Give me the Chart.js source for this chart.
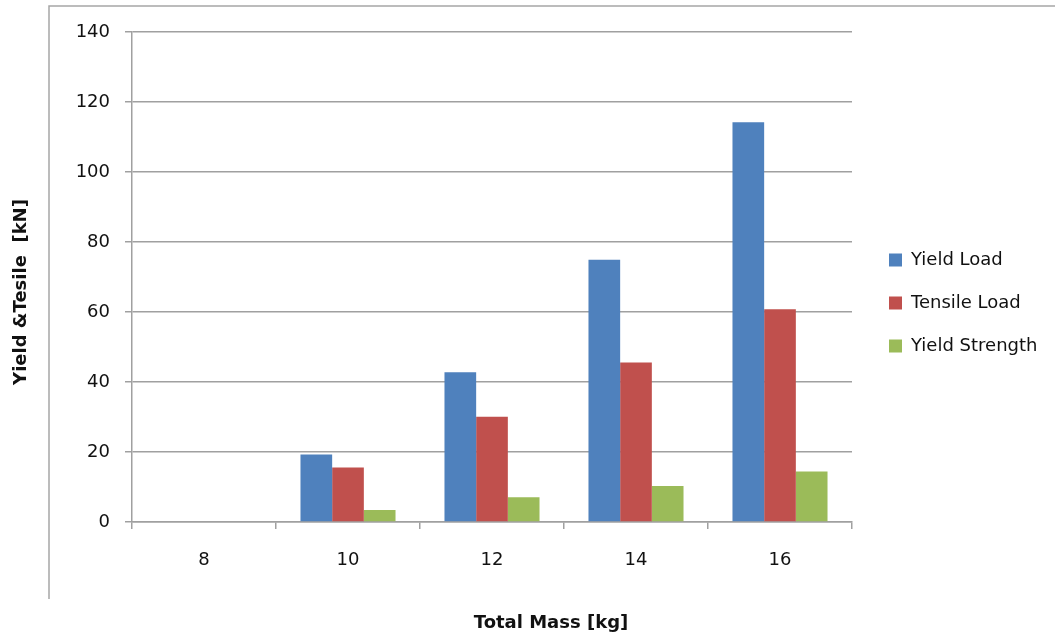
<!DOCTYPE html>
<html><head><meta charset="utf-8">
<script src="https://cdn.jsdelivr.net/npm/chart.js@4"></script>
<style>html,body{margin:0;padding:0;background:#fff}#wrap{width:1055px;height:636px;position:relative}</style>
</head><body><div id="wrap"><canvas id="c" width="1055" height="636"></canvas></div>
<script>
const categories = ['8', '10', '12', '14', '16'];
const yieldLoad = [0, 19.3, 42.8, 74.9, 114.2];
const tensileLoad = [0, 15.6, 30.1, 45.6, 60.8];
const yieldStrength = [0, 3.4, 7.05, 10.3, 14.4];
const yTicks = [0, 20, 40, 60, 80, 100, 120, 140];
const seriesNames = ['Yield Load', 'Tensile Load', 'Yield Strength'];
const seriesColors = ['#4F81BD', '#C0504D', '#9BBB59'];
const xTitle = 'Total Mass [kg]';
const yTitle = 'Yield &Tesile  [kN]';

const FONT = '"DejaVu Sans", sans-serif';
const GRID = '#a0a0a0';

function shiftTitle(scale, dx, dy) {
  if (!scale || scale._shifted) return;
  const orig = scale.drawTitle;
  scale.drawTitle = function () {
    const ctx = this.ctx;
    ctx.save();
    ctx.translate(dx, dy);
    orig.apply(this, arguments);
    ctx.restore();
  };
  scale._shifted = true;
}

const tweaks = {
  id: 'tweaks',
  beforeLayout(chart) {
    const lg = chart.legend;
    if (lg && !lg._patched) {
      const f = lg.fit;
      lg.fit = function () { f.call(this); this.width = 203; };
      lg._patched = true;
    }
  },
  afterLayout(chart) {
    const lg = chart.legend;
    if (lg) {
      lg.left = 864; lg.right = 1055; lg.width = 191;
      lg.top = 0; lg.bottom = 606; lg.height = 606;
    }
    shiftTitle(chart.scales.x, 59, 0);
    shiftTitle(chart.scales.y, 0, 15);
  },
  beforeDraw(chart) {
    const ctx = chart.ctx;
    ctx.save();
    ctx.strokeStyle = '#a6a6a6';
    ctx.lineWidth = 1.5;
    ctx.beginPath();
    ctx.moveTo(49, 599); ctx.lineTo(49, 6); ctx.lineTo(1055, 6);
    ctx.stroke();
    ctx.restore();
  }
};

new Chart(document.getElementById('c'), {
  type: 'bar',
  data: {
    labels: categories,
    datasets: [
      { label: seriesNames[0], data: yieldLoad, backgroundColor: seriesColors[0] },
      { label: seriesNames[1], data: tensileLoad, backgroundColor: seriesColors[1] },
      { label: seriesNames[2], data: yieldStrength, backgroundColor: seriesColors[2] }
    ]
  },
  options: {
    responsive: false,
    animation: false,
    devicePixelRatio: 1,
    layout: { padding: { top: 32, left: 0, right: 0, bottom: 0 } },
    datasets: { bar: { categoryPercentage: 0.66, barPercentage: 1.0, borderWidth: 0 } },
    plugins: {
      tooltip: { enabled: false },
      legend: {
        position: 'right',
        align: 'center',
        labels: {
          boxWidth: 13, boxHeight: 13, padding: 25,
          color: '#111',
          font: { family: FONT, size: 18 }
        }
      }
    },
    scales: {
      x: {
        grid: { display: true, drawOnChartArea: false, drawTicks: true, tickLength: 7, color: GRID, lineWidth: 1.5, offset: true },
        border: { display: true, color: GRID, width: 1.5 },
        ticks: { color: '#111', padding: 21, font: { family: FONT, size: 18 } },
        title: { display: true, text: xTitle, color: '#111', padding: { top: 0, bottom: 2 }, font: { family: FONT, size: 18, weight: 'bold' } },
        afterFit(s) { s.height = 114; }
      },
      y: {
        min: 0, max: 140,
        afterBuildTicks(s) { s.ticks = yTicks.map(v => ({ value: v })); },
        grid: { color: GRID, lineWidth: 1.5, tickLength: 7, drawTicks: true },
        border: { display: true, color: GRID, width: 1.5 },
        ticks: { color: '#111', padding: 15, font: { family: FONT, size: 18 } },
        title: { display: true, text: yTitle, color: '#111', padding: { top: 11, bottom: 0 }, font: { family: FONT, size: 18, weight: 'bold' } },
        afterFit(s) { s.width = 132; }
      }
    }
  },
  plugins: [tweaks]
});
</script></body></html>
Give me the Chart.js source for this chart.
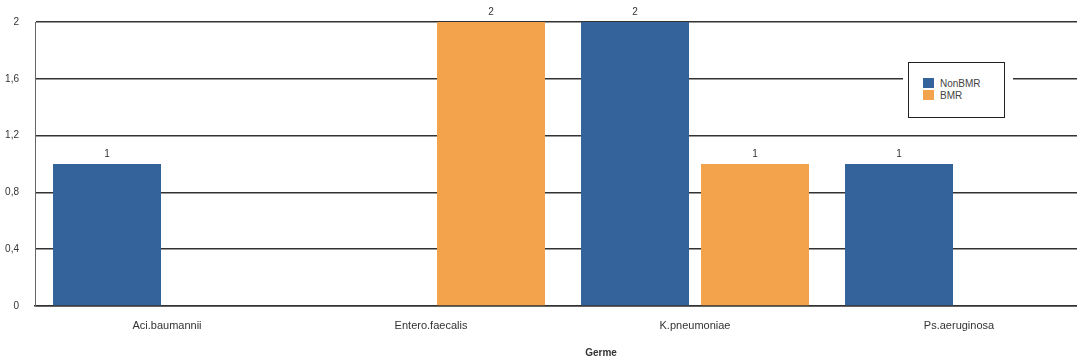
<!DOCTYPE html>
<html>
<head>
<meta charset="utf-8">
<script src="https://cdn.jsdelivr.net/npm/chart.js@4/dist/chart.umd.min.js"></script>
<style>
  html, body { margin: 0; padding: 0; background: #fff; overflow: hidden; }
  #wrap { position: relative; width: 1092px; height: 360px; }
  #legend {
    position: absolute; left: 903px; top: 57px; width: 110px; height: 67px;
    background: #fff;
  }
  #legend .box {
    position: absolute; left: 5px; top: 5px; width: 97px; height: 56px;
    border: 1px solid #222; box-sizing: border-box;
    font: 10px "Liberation Sans", Arial, sans-serif; color: #444;
    padding-top: 15px; padding-left: 14px;
  }
  #legend .item { height: 11.5px; line-height: 11px; white-space: nowrap; }
  #legend .sw { display: inline-block; width: 11px; height: 10px; vertical-align: top; margin-right: 6px; }
</style>
</head>
<body>
<div id="wrap">
  <canvas id="bar-chart" width="1092" height="360"></canvas>
  <div id="legend"><div class="box"></div></div>
</div>
<script>
// data
const categories = ['Aci.baumannii', 'Entero.faecalis', 'K.pneumoniae', 'Ps.aeruginosa'];
const seriesNames = ['NonBMR', 'BMR'];
const nonBmrValues = [1, 0, 2, 1];
const bmrValues = [0, 2, 1, 0];
const yTickLabels = ['0', '0,4', '0,8', '1,2', '1,6', '2'];
const xTitle = 'Germe';

const colors = ['#34639b', '#f2a34b'];
const font = 'Liberation Sans, Arial, sans-serif';

// value labels above the bars
const valueLabels = {
    id: 'valueLabels',
    afterDatasetsDraw(chart) {
        const ctx = chart.ctx;
        ctx.save();
        ctx.font = '10px ' + font;
        ctx.fillStyle = '#333';
        ctx.textAlign = 'center';
        ctx.textBaseline = 'bottom';
        chart.data.datasets.forEach((ds, i) => {
            chart.getDatasetMeta(i).data.forEach((bar, j) => {
                if (ds.data[j] > 0) ctx.fillText(String(ds.data[j]), bar.x, bar.y - 5);
            });
        });
        ctx.restore();
    }
};

// axis title sits off-centre in the original
const axisTitle = {
    id: 'axisTitle',
    afterDraw(chart) {
        const ctx = chart.ctx;
        ctx.save();
        ctx.font = 'bold 10px ' + font;
        ctx.fillStyle = '#333';
        ctx.textAlign = 'center';
        ctx.textBaseline = 'middle';
        ctx.fillText(xTitle, 601, 353);
        ctx.restore();
    }
};

const chart = new Chart(document.getElementById('bar-chart'), {
    type: 'bar',
    data: {
        labels: categories,
        datasets: [
            { label: seriesNames[0], data: nonBmrValues, backgroundColor: colors[0] },
            { label: seriesNames[1], data: bmrValues, backgroundColor: colors[1] }
        ]
    },
    options: {
        responsive: false,
        animation: false,
        categoryPercentage: 0.909,
        barPercentage: 0.9,
        layout: { padding: { top: 22, right: 1, left: 0, bottom: 0 } },
        plugins: {
            legend: { display: false },
            tooltip: { enabled: false }
        },
        scales: {
            x: {
                grid: { display: false },
                border: { display: true, color: '#333', width: 1.5 },
                ticks: { color: '#333', font: { size: 11, family: font }, padding: 5 },
                afterFit(scale) { scale.height = 54; }
            },
            y: {
                min: 0,
                max: 2,
                grid: { color: '#333', lineWidth: 1.5, drawTicks: false },
                border: { display: true, color: '#666', width: 1 },
                ticks: {
                    stepSize: 0.4,
                    color: '#333',
                    font: { size: 10, family: font },
                    padding: 16,
                    callback: (v, i) => yTickLabels[i]
                },
                afterFit(scale) { scale.width = 35; }
            }
        }
    },
    plugins: [valueLabels, axisTitle]
});

// legend drawn as html, from the series names
const box = document.querySelector('#legend .box');
seriesNames.forEach((name, i) => {
    const item = document.createElement('div');
    item.className = 'item';
    item.innerHTML = '<span class="sw" style="background:' + colors[i] + '"></span>' + name;
    box.appendChild(item);
});
</script>
</body>
</html>
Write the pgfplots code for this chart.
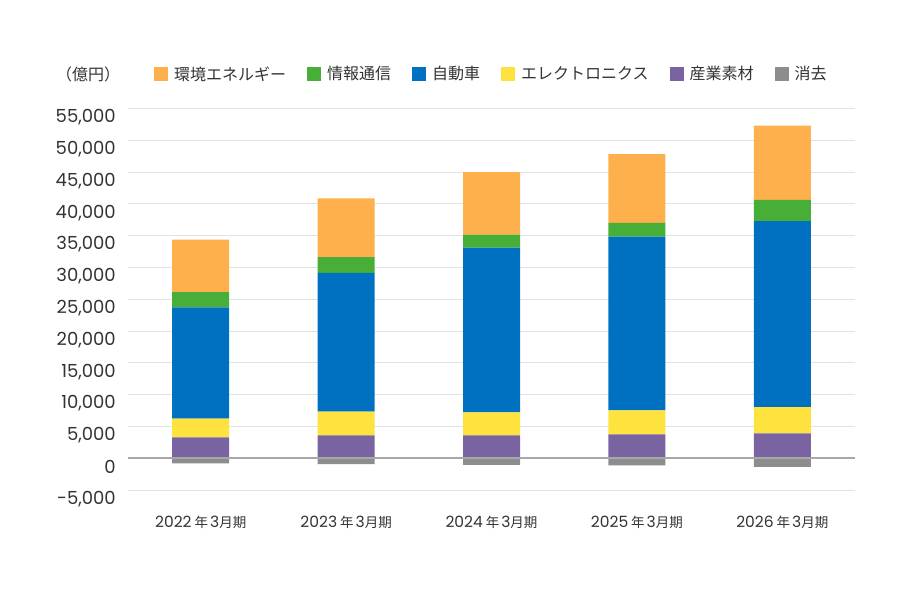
\documentclass[border=0pt]{standalone}
\usepackage{pgfplots}
\pgfplotsset{compat=1.18}
\usepackage{fontspec}
\setmainfont{Noto Sans CJK JP}
\newfontfamily\numfont{Poppins}
\definecolor{cOrange}{HTML}{FDB04C}
\definecolor{cGreen}{HTML}{47AE38}
\definecolor{cBlue}{HTML}{0071C1}
\definecolor{cYellow}{HTML}{FEE23D}
\definecolor{cPurple}{HTML}{7A63A1}
\definecolor{cGray}{HTML}{8D8D8D}
\definecolor{textgray}{HTML}{333333}
\definecolor{gridgray}{HTML}{E3E3E3}
\definecolor{zerogray}{HTML}{A8A8A8}
\newcommand\xl[1]{{\numfont\fontsize{15.5}{18}\selectfont #1}\hspace{3pt}{\fontsize{13.5}{16}\selectfont 年}\hspace{2pt}{\numfont\fontsize{15.5}{18}\selectfont 3}{\fontsize{13.5}{16}\selectfont 月期}}
\pgfplotsset{
  sq/.style={draw=none, fill=#1, legend image code/.code={\fill[#1] (0pt,-7pt) rectangle (14pt,7pt);}},
  common/.style={at={(128pt,100pt)}, anchor=south west,
    width=727pt, height=381.7pt, scale only axis,
    xmin=-0.5, xmax=4.5, ymin=-5000, ymax=55000, bar width=57pt},
}
\begin{document}
\begin{tikzpicture}
\path[use as bounding box] (0pt,0pt) rectangle (917pt,590pt);
\begin{axis}[
  common,
  ybar stacked,
  xtick={0,1,2,3,4},
  xticklabels={{\xl{2022}},{\xl{2023}},{\xl{2024}},{\xl{2025}},{\xl{2026}}},
  ytick={-5000,0,5000,10000,15000,20000,25000,30000,35000,40000,45000,50000,55000},
  yticklabels={{-5,000},{0},{5,000},{10,000},{15,000},{20,000},{25,000},{30,000},{35,000},{40,000},{45,000},{50,000},{55,000}},
  scaled y ticks=false,
  ymajorgrids, grid style={draw=gridgray, line width=0.8pt},
  axis line style={draw=none}, major tick style={draw=none},
  xticklabel style={text=textgray, anchor=center, inner sep=0pt, yshift=-32pt},
  yticklabel style={text=textgray, font=\numfont\fontsize{18}{18}\selectfont, anchor=east, inner sep=0pt, xshift=-12pt, yshift=-9pt},
  reverse legend,
  legend columns=-1,
  legend style={at={(axis description cs:0.0358,1.0899)}, anchor=west, draw=none, fill=none, inner sep=0pt, outer sep=0pt,
    font=\fontsize{16}{16}\selectfont, text=textgray,
    /tikz/every odd column/.append style={column sep=6pt},
    /tikz/every even column/.append style={column sep=21pt},
    nodes={inner sep=0pt}},
  legend cell align=left,
]
\addlegendimage{sq=cGray}
\addplot[sq=cPurple] coordinates {(0,3290) (1,3600) (2,3600) (3,3760) (4,3920)};
\addplot[sq=cYellow] coordinates {(0,2930) (1,3710) (2,3600) (3,3760) (4,4120)};
\addplot[sq=cBlue] coordinates {(0,17490) (1,21830) (2,25900) (3,27310) (4,29210)};
\addplot[sq=cGreen] coordinates {(0,2410) (1,2460) (2,2040) (3,2150) (4,3340)};
\addplot[sq=cOrange] coordinates {(0,8240) (1,9250) (2,9830) (3,10810) (4,11700)};
\legend{消去,産業素材,エレクトロニクス,自動車,情報通信,環境エネルギー}
\end{axis}
\begin{axis}[common, hide axis, ybar, bar shift=0pt]
\addplot[sq=cGray] coordinates {(0,-800) (1,-940) (2,-1050) (3,-1140) (4,-1360)};
\draw[zerogray, line width=1.6pt] (axis cs:-0.5,0) -- (axis cs:4.5,0);
\end{axis}
\node[text=textgray, font=\fontsize{16}{16}\selectfont, inner sep=0pt] at (88pt,516pt) {（億円）};
\end{tikzpicture}
\end{document}
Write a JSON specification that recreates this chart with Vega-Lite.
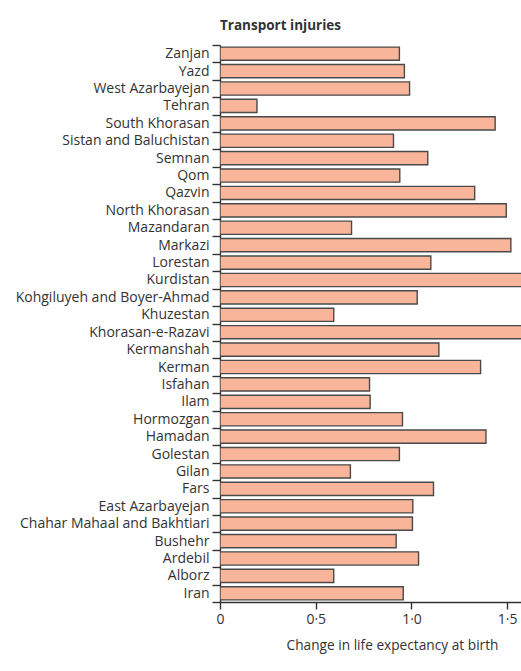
{
  "$schema": "https://vega.github.io/schema/vega-lite/v6.json",
  "autosize": {"type": "none"},
  "padding": {"left": 220, "top": 45, "right": 0, "bottom": 69},
  "width": 301,
  "height": 557,
  "background": "white",
  "title": {
    "text": "Transport injuries",
    "anchor": "start",
    "frame": "group",
    "offset": 6,
    "font": "Open Sans",
    "fontSize": 13.5,
    "fontWeight": "bold",
    "color": "#333333"
  },
  "data": {
    "values": [
      {"province": "Zanjan", "change": 0.937},
      {"province": "Yazd", "change": 0.963},
      {"province": "West Azarbayejan", "change": 0.99},
      {"province": "Tehran", "change": 0.193},
      {"province": "South Khorasan", "change": 1.437},
      {"province": "Sistan and Baluchistan", "change": 0.906},
      {"province": "Semnan", "change": 1.085},
      {"province": "Qom", "change": 0.939},
      {"province": "Qazvin", "change": 1.33},
      {"province": "North Khorasan", "change": 1.495},
      {"province": "Mazandaran", "change": 0.687},
      {"province": "Markazi", "change": 1.519},
      {"province": "Lorestan", "change": 1.101},
      {"province": "Kurdistan", "change": 1.65},
      {"province": "Kohgiluyeh and Boyer-Ahmad", "change": 1.03},
      {"province": "Khuzestan", "change": 0.594},
      {"province": "Khorasan-e-Razavi", "change": 1.65},
      {"province": "Kermanshah", "change": 1.143},
      {"province": "Kerman", "change": 1.361},
      {"province": "Isfahan", "change": 0.781},
      {"province": "Ilam", "change": 0.784},
      {"province": "Hormozgan", "change": 0.953},
      {"province": "Hamadan", "change": 1.389},
      {"province": "Golestan", "change": 0.937},
      {"province": "Gilan", "change": 0.681},
      {"province": "Fars", "change": 1.115},
      {"province": "East Azarbayejan", "change": 1.007},
      {"province": "Chahar Mahaal and Bakhtiari", "change": 1.005},
      {"province": "Bushehr", "change": 0.92},
      {"province": "Ardebil", "change": 1.037},
      {"province": "Alborz", "change": 0.594},
      {"province": "Iran", "change": 0.957}
    ]
  },
  "mark": {
    "type": "bar",
    "clip": true,
    "height": {"band": 0.76},
    "fill": "#f9b59a",
    "stroke": "#4a4a4a",
    "strokeWidth": 1.4
  },
  "encoding": {
    "y": {
      "field": "province",
      "type": "nominal",
      "sort": null,
      "scale": {"paddingInner": 0, "paddingOuter": 0},
      "axis": {
        "title": null,
        "tickBand": "extent",
        "tickSize": 8,
        "tickColor": "#333333",
        "tickWidth": 1.4,
        "domainColor": "#333333",
        "domainWidth": 1.4,
        "labelFont": "Open Sans",
        "labelFontSize": 14,
        "labelColor": "#333333",
        "labelPadding": 3,
        "labelLimit": 300
      }
    },
    "x": {
      "field": "change",
      "type": "quantitative",
      "scale": {"domain": [0, 1.572], "nice": false, "zero": true},
      "axis": {
        "title": "Change in life expectancy at birth",
        "values": [0, 0.5, 1, 1.5],
        "labelExpr": "datum.value == 0 ? '0' : replace(format(datum.value, '.1f'), '.', '·')",
        "grid": false,
        "tickSize": 7,
        "tickColor": "#333333",
        "tickWidth": 1.4,
        "domainColor": "#333333",
        "domainWidth": 1.4,
        "labelFont": "Open Sans",
        "labelFontSize": 14,
        "labelColor": "#333333",
        "labelPadding": 3,
        "labelFlush": false,
        "titleFont": "Open Sans",
        "titleFontSize": 13.7,
        "titleFontWeight": "normal",
        "titleColor": "#333333",
        "titleX": 172,
        "titleAlign": "center",
        "titlePadding": 12
      }
    }
  },
  "config": {"view": {"stroke": null}}
}
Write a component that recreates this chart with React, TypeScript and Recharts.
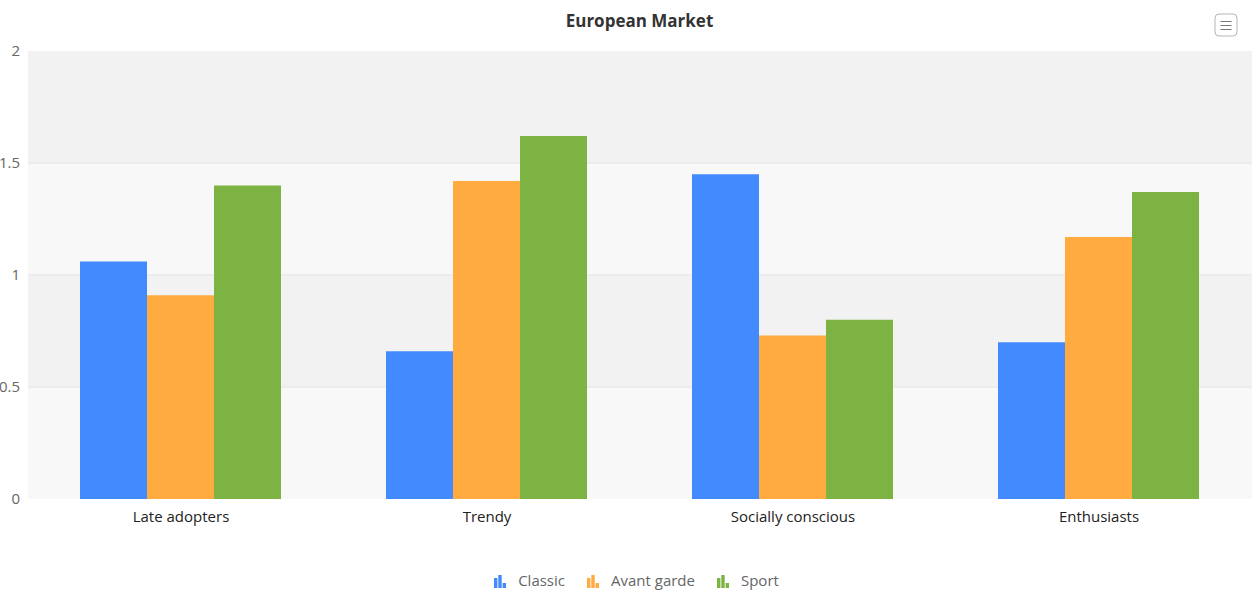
import React from 'react';
import { BarChart, Bar, XAxis, YAxis, CartesianGrid, Legend } from 'recharts';

const categories = ['Late adopters', 'Trendy', 'Socially conscious', 'Enthusiasts'];
const classic = [1.06, 0.66, 1.45, 0.7];
const avantGarde = [0.91, 1.42, 0.73, 1.17];
const sport = [1.4, 1.62, 0.8, 1.37];
const yTicks = [0, 0.5, 1, 1.5, 2];

const seriesInfo = [
  { key: 'classic', name: 'Classic', color: '#448aff' },
  { key: 'avant', name: 'Avant garde', color: '#ffab40' },
  { key: 'sport', name: 'Sport', color: '#7cb342' },
];

const data = categories.map((c, i) => ({
  name: c,
  classic: classic[i],
  avant: avantGarde[i],
  sport: sport[i],
}));

const FONT = '"Open Sans", "Noto Sans", sans-serif';

const BarIcon = ({ color }: { color: string }) => (
  <svg
    width={12}
    height={16}
    viewBox="0 0 12 16"
    style={{ marginRight: 12, display: 'block', flexShrink: 0, width: 12, height: 16 }}
  >
    <rect x={0} y={6} width={3.4} height={10} fill={color} />
    <rect x={4.3} y={3} width={3.4} height={13} fill={color} />
    <rect x={8.6} y={11} width={3.4} height={5} fill={color} />
  </svg>
);

const LegendContent = () => (
  <div
    style={{
      display: 'flex',
      justifyContent: 'center',
      alignItems: 'center',
      height: 30,
      width: 1273,
      fontFamily: FONT,
      fontSize: 15,
      color: '#666',
    }}
  >
    {seriesInfo.map((s) => (
      <div key={s.key} style={{ display: 'flex', alignItems: 'center', margin: '0 11px', flexShrink: 0 }}>
        <BarIcon color={s.color} />
        <span style={{ whiteSpace: 'nowrap' }}>{s.name}</span>
      </div>
    ))}
  </div>
);

const gridLine = (props: any) => {
  const { x1, x2, y1, y2, y, height, key } = props;
  if (Math.abs(y1 - y) < 1 || Math.abs(y1 - (y + height)) < 1) return <g key={key} />;
  return <line key={key} x1={x1} x2={x2} y1={y1} y2={y2} stroke="#e4e4e4" strokeWidth={1} />;
};

export default function App() {
  return (
    <div style={{ position: 'absolute', left: 0, top: 0, width: 1259, height: 595, background: '#fff', overflow: 'hidden' }}>
      <div
        style={{
          position: 'absolute',
          left: 0,
          top: 8,
          width: 1279,
          textAlign: 'center',
          fontFamily: FONT,
          fontWeight: 700,
          fontSize: 17,
          color: '#333',
          lineHeight: '26px',
        }}
      >
        European Market
      </div>
      <svg
        style={{ position: 'absolute', left: 1214, top: 13 }}
        width={24}
        height={24}
        viewBox="0 0 24 24"
      >
        <rect x={1} y={1} width={22} height={22} rx={4} ry={4} fill="#fff" stroke="#b5b5b5" strokeWidth={1} />
        <line x1={6.5} x2={17.5} y1={8.5} y2={8.5} stroke="#777" strokeWidth={1} />
        <line x1={6.5} x2={17.5} y1={12.5} y2={12.5} stroke="#777" strokeWidth={1} />
        <line x1={6.5} x2={17.5} y1={16.5} y2={16.5} stroke="#777" strokeWidth={1} />
      </svg>
      <BarChart
        width={1259}
        height={595}
        data={data}
        margin={{ top: 51, right: 7, left: 0, bottom: 36 }}
        barCategoryGap={52}
        barGap={0}
      >
        <CartesianGrid
          vertical={false}
          horizontal={gridLine}
          horizontalFill={['#f2f2f2', '#f8f8f8']}
          stroke="#e4e4e4"
        />
        <XAxis
          dataKey="name"
          axisLine={false}
          tickLine={false}
          height={30}
          tickMargin={6}
          tick={{ fill: '#222', fontSize: 15, fontFamily: FONT }}
        />
        <YAxis
          width={28}
          domain={[0, 2]}
          ticks={yTicks}
          axisLine={false}
          tickLine={false}
          tick={{ fill: '#666', fontSize: 15, fontFamily: FONT }}
        />
        <Legend
          verticalAlign="bottom"
          content={<LegendContent />}
          wrapperStyle={{ bottom: 0, left: 0, width: 1259, height: 30 }}
        />
        {seriesInfo.map((s) => (
          <Bar key={s.key} dataKey={s.key} name={s.name} fill={s.color} isAnimationActive={false} />
        ))}
      </BarChart>
    </div>
  );
}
────────
> Exercise instructions: Search the listing for the string "code". Copy each line where it turns up.

> Result of this exercise:
Write the pgfplots code for this chart.
  sq/.style={draw=none, fill=#1, legend image code/.code={\fill[#1] (0pt,-7pt) rectangle (14pt,7pt);}},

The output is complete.